Monsieur Larcher, un petit clin d'oeil : à force d'invoquer la position commune, vous allez produire les mêmes effets que pour ce qui est du référendum de mai prochain, dont on ne cesse de vanter les pseudo-avantages. Plus vous parlez de la position commune, plus ceux qui ont travaillé ce texte le regrettent, texte qui, loin s'en faut, n'a pas fait l'unanimité. Vous les tenez pieds et poings liés avec un accord qui a été signé dans un contexte très différent de celui que vous exploitez aujourd'hui.

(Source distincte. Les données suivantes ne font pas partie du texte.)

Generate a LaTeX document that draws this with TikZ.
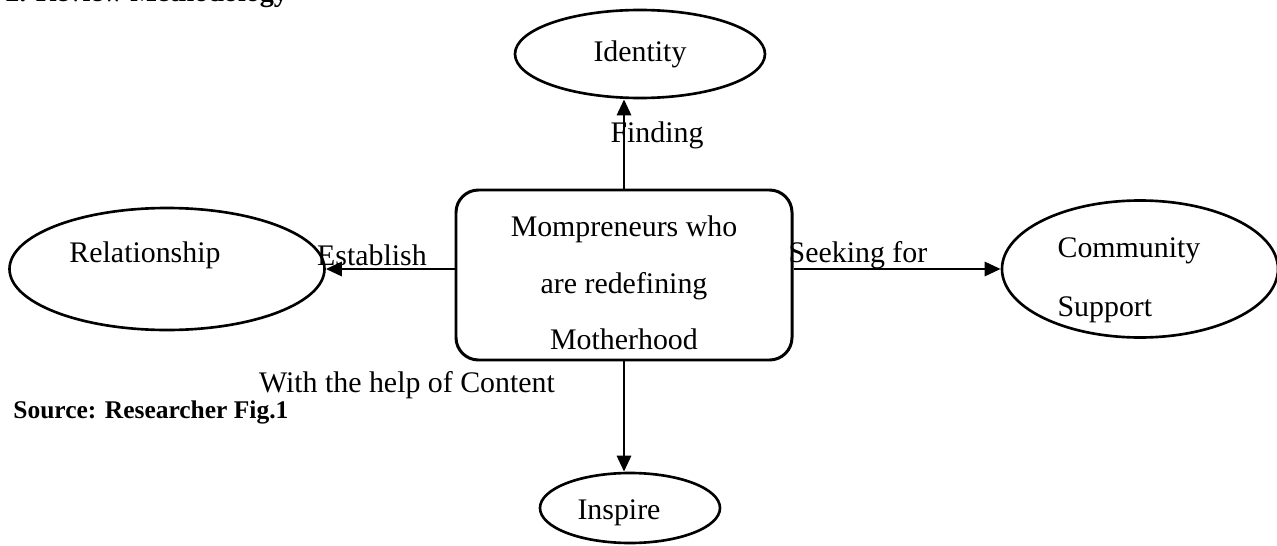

Je vous incite à continuer de la sorte parce que, très franchement, ils se méfient chaque jour davantage de ce qu'ils peuvent écrire ou dire.
Venons-en à l'amendement n° 124, qui ne manquera pas de vous intéresser.
Dès 2002, le Gouvernement s'est empressé de désagréger de nombreuses dispositions du droit du travail particulièrement protectrices pour les salariés.
Tous les domaines ou presque ont été progressivement remodelés en fonction d'une logique libérale bien connue : affaiblissement de la protection contre les licenciements économiques, notamment les licenciements boursiers, inversion de la hiérarchie des normes relatives aux conventions collectives, ou encore remise en cause de la législation sur les 35 heures.
Le Gouvernement essaie par tous les moyens de faire sauter les restrictions à la flexibilité totale des salariés.
La loi Fillon du 17 janvier 2003 a notamment réduit le taux horaire légal de la majoration des heures supplémentaires, le faisant passer de 25 % à 10 %.
Ce que vous proposez aujourd'hui est donc en contradiction totale avec le dispositif mis en place il y a deux ans. En effet, il est proposé d'augmenter une fois encore le contingent annuel d'heures supplémentaires, en faisant croire aux salariés que ceux qui veulent travailler plus pourront ainsi gagner plus, alors que la majoration des heures supplémentaires est moindre.
Les salariés ne sont pas dupes. Si l'on cumule vos dispositions qui prévoient la baisse de la majoration des heures supplémentaires et l'augmentation du contingent annuel de ces mêmes heures, les salariés, assurément, finiront par se rendre compte qu'ils travailleront beaucoup plus, mais sans que leur salaire augmente significativement.
En revanche, le bénéfice est total pour les employeurs, qui disposeront d'une main d'oeuvre flexible, avec 220 heures supplémentaires par an et par salarié - nous serons là bien loin des 35 heures hebdomadaires -, et cela pour un coût dérisoire.
Par ailleurs, un taux de majoration des heures supplémentaires aussi bas, outre qu'il défavorise évidemment les salariés en termes de salaires et de pouvoir d'achat, ce qui n'échappera à personne, ne favorisera pas l'embauche et le retour à l'emploi des quelque 4 millions de chômeurs que compte actuellement notre pays.
Une politique de l'emploi ambitieuse doit avoir pour objectif la baisse du chômage, l'incitation à l'embauche, la revalorisation des salaires et des conditions de travail, et non la multiplication des profits au seul bénéfice des actionnaires.
Dans ce cadre, l'augmentation du contingent d'heures supplémentaires et la baisse du taux de majoration de ces heures sont des mesures totalement contre-productives. Vous vous en apercevrez très vite.
Le taux de chômage vient de dépasser les 10 % et il n'y a strictement aucune raison que la situation s'améliore de manière significative avec une telle politique. Il convient au contraire de décourager le patronat de recourir aux heures supplémentaires afin de favoriser l'embauche.
Si vous persistez dans cette voie, il est probable que l'on assistera passivement à l'explosion du nombre de travailleurs pauvres dans ce pays et au phénomène, au demeurant compréhensible, du refus d'emplois précaires, à temps partiel, qui maintiennent sous la ligne de flottaison ceux qui les acceptent, c'est-à-dire ceux qui ne peuvent pas faire autrement.
Je ne vais pas vous apprendre qu'en 2005 il est possible d'être salarié et sans domicile fixe. C'est le cas d'un tiers des SDF, et c'est tout simplement inacceptable.
Pourtant, votre politique aura pour conséquence, que vous le vouliez ou non, que vous le reconnaissiez ou non, la multiplication de ces travailleurs pauvres.
Nous souhaitons rétablir les droits et protections nécessaires afin que les salariés retrouvent des conditions de travail et de vie dignes. C'est pourquoi nous proposons par cet amendement de revenir à la législation antérieure à la loi Fillon de 2003.
Il convient, d'une part, que ce soit la loi qui fixe les règles en matière de taux de majoration des heures supplémentaires et, d'autre part, que ces heures soient majorées de 25 % puis, au-delà de la huitième heure, qu'elles soient majorées de 50 %.